### Problem details
Check each line of the material. Copy those containing "chart".

### Information provided
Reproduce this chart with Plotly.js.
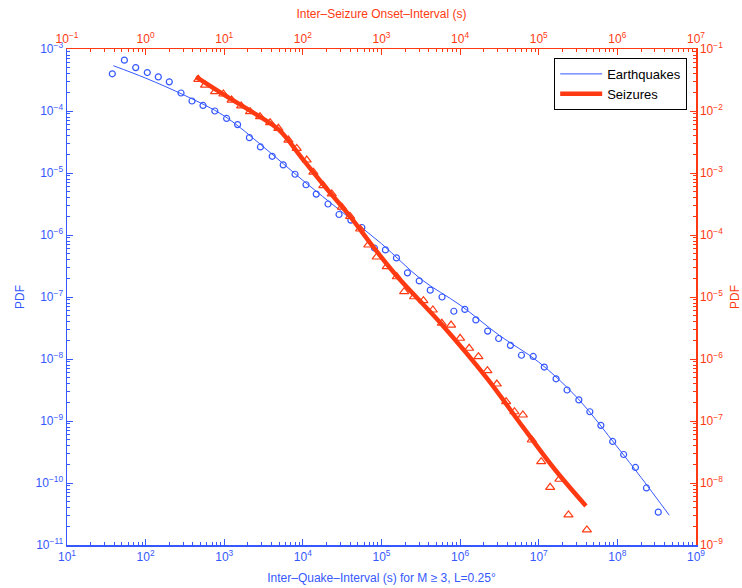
<!DOCTYPE html>
<html>
<head>
<meta charset="utf-8">
<script src="https://cdn.plot.ly/plotly-3.0.1.min.js"></script>
<style>html,body{margin:0;padding:0;background:#fff;}#chart{width:742px;height:588px;}</style>
</head>
<body>
<div id="chart"></div>
<script>
// Earthquakes: inter-quake interval (s) and PDF (markers)
const quakeX = [37.7, 53.7, 74.8, 105, 145, 200, 282, 389, 537, 759, 1072, 1479, 2089, 2884, 4074, 5623, 7943,
  1.096e4, 1.479e4, 2.089e4, 2.884e4, 4.074e4, 5.623e4, 8.128e4, 1.122e5, 1.549e5, 2.138e5, 3.02e5, 4.169e5,
  5.888e5, 8.318e5, 1.148e6, 1.585e6, 2.239e6, 3.09e6, 4.365e6, 6.026e6, 8.511e6, 1.175e7, 1.66e7, 2.291e7,
  3.236e7, 4.467e7, 6.166e7, 8.71e7, 1.202e8, 1.698e8, 2.344e8, 3.311e8];
const quakeY = [3.98e-4, 6.61e-4, 5.01e-4, 4.17e-4, 3.55e-4, 2.95e-4, 1.95e-4, 1.45e-4, 1.23e-4, 1.0e-4, 7.59e-5,
  6.03e-5, 3.72e-5, 2.63e-5, 1.86e-5, 1.35e-5, 9.55e-6, 6.46e-6, 4.57e-6, 3.16e-6, 2.14e-6, 1.74e-6, 1.32e-6,
  6.17e-7, 5.75e-7, 4.27e-7, 2.45e-7, 1.82e-7, 1.29e-7, 1.0e-7, 5.89e-8, 6.31e-8, 4.27e-8, 2.82e-8, 2.14e-8,
  1.66e-8, 1.15e-8, 1.10e-8, 7.41e-9, 4.79e-9, 3.16e-9, 2.19e-9, 1.41e-9, 8.51e-10, 4.68e-10, 2.88e-10,
  1.78e-10, 8.32e-11, 3.39e-11];
// Earthquakes: fitted curve
const quakeFitX = [38.9, 100, 316, 1000, 3162, 1e4, 3.162e4, 1e5, 3.162e5, 1e6, 3.162e6, 1e7, 3.162e7, 1e8, 2e8, 4.57e8];
const quakeFitY = [5.37e-4, 3.39e-4, 1.78e-4, 8.32e-5, 2.63e-5, 7.59e-6, 2.34e-6, 7.24e-7, 1.95e-7, 7.41e-8,
  2.40e-8, 8.91e-9, 2.29e-9, 3.80e-10, 1.23e-10, 3.02e-11];
// Seizures: inter-seizure onset interval (s) and PDF (markers)
const seizX = [4.68, 5.70, 7.64, 9.75, 12.4, 16.4, 21.3, 28.5, 38.3, 48.8, 65.5, 83.6, 112, 136, 182, 233, 313,
  399, 535, 681, 871, 1167, 1567, 1941, 2600, 3412, 4498, 5848, 7674, 1.0e4, 1.303e4, 1.710e4, 2.223e4,
  2.931e4, 3.846e4, 4.909e4, 6.281e4, 8.166e4, 1.074e5, 1.396e5, 1.832e5, 2.388e5, 4.093e5];
const seizY = [3.24e-2, 2.62e-2, 2.05e-2, 1.88e-2, 1.50e-2, 1.21e-2, 9.75e-3, 8.09e-3, 6.47e-3, 5.26e-3, 3.40e-3,
  2.49e-3, 1.62e-3, 1.03e-3, 6.28e-4, 4.60e-4, 2.81e-4, 1.99e-4, 1.25e-4, 6.90e-5, 4.42e-5, 3.08e-5, 2.12e-5,
  1.22e-5, 1.01e-5, 8.71e-6, 6.17e-6, 3.77e-6, 3.53e-6, 2.16e-6, 1.49e-6, 1.09e-6, 6.47e-7, 3.95e-7, 2.05e-7,
  1.41e-7, 1.25e-7, 4.94e-8, 2.21e-8, 8.53e-9, 1.15e-8, 3.05e-9, 1.75e-9];
// Seizures: fitted curve
const seizFitX = [4.37, 10, 25.1, 50.1, 100, 200, 398, 794, 1585, 5623, 2.188e4, 6.31e4, 1.622e5, 3.981e5];
const seizFitY = [3.55e-2, 1.82e-2, 8.91e-3, 4.90e-3, 1.66e-3, 5.62e-4, 2.0e-4, 6.31e-5, 2.14e-5, 3.80e-6,
  4.90e-7, 7.94e-8, 1.62e-8, 4.27e-9];
// Axis tick exponents
const quakeXExp = [1, 2, 3, 4, 5, 6, 7, 8, 9];
const seizXExp = [-1, 0, 1, 2, 3, 4, 5, 6, 7];
const quakeYExp = [-11, -10, -9, -8, -7, -6, -5, -4, -3];
const seizYExp = [-9, -8, -7, -6, -5, -4, -3, -2, -1];

const BLUE = '#3558ff';
const RED = '#ff3a12';
const FONT = 'Liberation Sans, Arial, Helvetica, sans-serif';

function label(e) { return '10<sup>' + (e < 0 ? '\u2212' + (-e) : e) + '</sup>'; }
function majors(exps) { return exps.map(e => Math.pow(10, e)); }
function minors(exps) {
  const out = [];
  for (let i = 0; i < exps.length - 1; i++) {
    for (let m = 2; m <= 9; m++) out.push(m * Math.pow(10, exps[i]));
  }
  return out;
}
function axis(exps, color, extra) {
  return Object.assign({
    type: 'log',
    range: [exps[0], exps[exps.length - 1]],
    tickmode: 'array',
    tickvals: majors(exps),
    ticktext: exps.map(label),
    ticks: 'inside', ticklen: 6, tickwidth: 1, tickcolor: color,
    minor: { tickmode: 'array', tickvals: minors(exps), ticks: 'inside', ticklen: 3, tickwidth: 1, tickcolor: color },
    showline: true, linecolor: color, linewidth: 1.5,
    showgrid: false, zeroline: false, automargin: false,
    tickfont: { family: FONT, size: 12, color: color }
  }, extra);
}

const traces = [
  { x: quakeFitX, y: quakeFitY, mode: 'lines', name: 'Earthquakes', line: { color: BLUE, width: 1, shape: 'spline' }, xaxis: 'x', yaxis: 'y' },
  { x: seizFitX, y: seizFitY, mode: 'lines', name: 'Seizures', line: { color: RED, width: 4.5, shape: 'spline' }, xaxis: 'x2', yaxis: 'y2' },
  { x: quakeX, y: quakeY, mode: 'markers', showlegend: false, marker: { symbol: 'circle-open', size: 6, color: BLUE, line: { width: 1.2, color: BLUE } }, xaxis: 'x', yaxis: 'y' },
  { x: seizX, y: seizY, mode: 'markers', showlegend: false, marker: { symbol: 'triangle-up-open', size: 8, color: RED, line: { width: 1.2, color: RED } }, xaxis: 'x2', yaxis: 'y2' }
];

const layout = {
  width: 742, height: 588,
  margin: { l: 67, r: 46, t: 49, b: 43 },
  paper_bgcolor: '#ffffff', plot_bgcolor: '#ffffff',
  font: { family: FONT, size: 12 },
  showlegend: true,
  legend: {
    x: 0.986, xanchor: 'right', y: 0.982, yanchor: 'top',
    bgcolor: '#ffffff', bordercolor: '#000000', borderwidth: 1,
    font: { family: FONT, size: 13, color: '#000000' },
    itemwidth: 42, tracegroupgap: 0
  },
  xaxis: axis(quakeXExp, BLUE, {
    side: 'bottom', anchor: 'y',
    title: { text: 'Inter\u2013Quake\u2013Interval (s) for M \u2265 3, L=0.25\u00b0', font: { family: FONT, size: 12, color: BLUE }, standoff: 10 }
  }),
  xaxis2: axis(seizXExp, RED, {
    side: 'top', anchor: 'y', overlaying: 'x',
    title: { text: 'Inter\u2013Seizure Onset\u2013Interval (s)', font: { family: FONT, size: 12, color: RED }, standoff: 8 }
  }),
  yaxis: axis(quakeYExp, BLUE, {
    side: 'left', anchor: 'x',
    title: { text: 'PDF', font: { family: FONT, size: 12, color: BLUE }, standoff: 8 }
  }),
  yaxis2: axis(seizYExp, RED, {
    side: 'right', anchor: 'x', overlaying: 'y',
    title: { text: 'PDF', font: { family: FONT, size: 12, color: RED }, standoff: 8 }
  })
};

Plotly.newPlot('chart', traces, layout, { staticPlot: true, displayModeBar: false });
</script>
</body>
</html>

### Correct result
Reproduce this chart with Plotly.js.
<style>html,body{margin:0;padding:0;background:#fff;}#chart{width:742px;height:588px;}</style>
<div id="chart"></div>
Plotly.newPlot('chart', traces, layout, { staticPlot: true, displayModeBar: false });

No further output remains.